Best Indian Temples & Mandirs in Cary (2026)
Best Indian Temples & Mandirs in Cary (2026)
For the tens of thousands of South Asians who call Cary home, a mandir isn't just a place of worship — it's where community takes root, festivals come alive, and kids born far from the motherland stay connected to something ancient and deeply personal. Cary's rapid growth over the past decade has quietly made it one of the most spiritually vibrant Desi hubs in the entire Southeast, with a remarkable range of temples serving Hindu devotees from Tamil Nadu to Kerala to Nepal and beyond.
TL;DR
- 🛕 Cary has over half a dozen active Hindu mandirs, each serving distinct regional and devotional communities.
- 🙏 Sri Shirdi SaiBaba Mandir (Southwest Maynard Road) and Sree Venkateswara Temple (121 Balaji Place) are two of the most established congregational spaces in the area.
- 🌸 Tamil-speaking families will want to know about Carolina Murugan Temple on Reserve Pine Drive.

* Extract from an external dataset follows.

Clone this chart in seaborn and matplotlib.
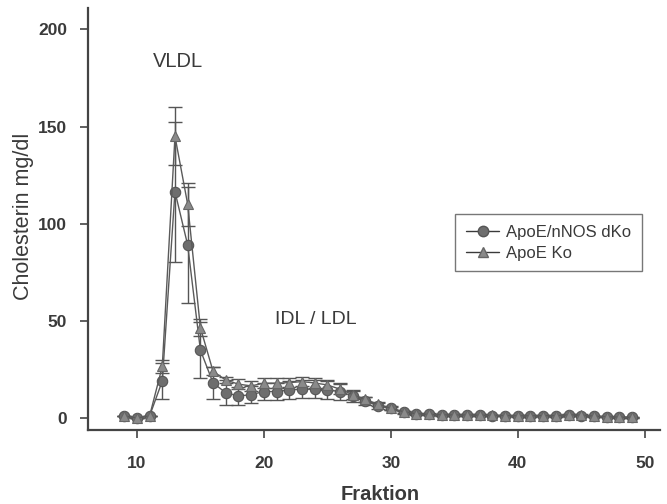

- 🇳🇵 The Pashupatinath Mandir serves Cary's growing Nepali Hindu community alongside South Asian neighbors.
- 📅 Always check each temple's official website or social media before visiting — puja timings and festival schedules shift seasonally.
Why Cary Has Become a Temple Town
It didn't happen overnight. Through the 1990s and 2000s, as Research Triangle Park drew wave after wave of South Asian tech workers, engineers, and healthcare professionals to the Triangle, Cary absorbed a huge share of those families. Apartment complexes gave way to subdivision homes, and living rooms that once doubled as puja rooms eventually gave way to proper mandirs.
Today the city's South Asian population is large enough to sustain temples representing multiple sampradayas, regional traditions, and linguistic communities. That diversity is something to celebrate — you can attend an Agamic Shaivite festival on one weekend and a Sai Baba bhajan night on the next, all within a few miles of each other.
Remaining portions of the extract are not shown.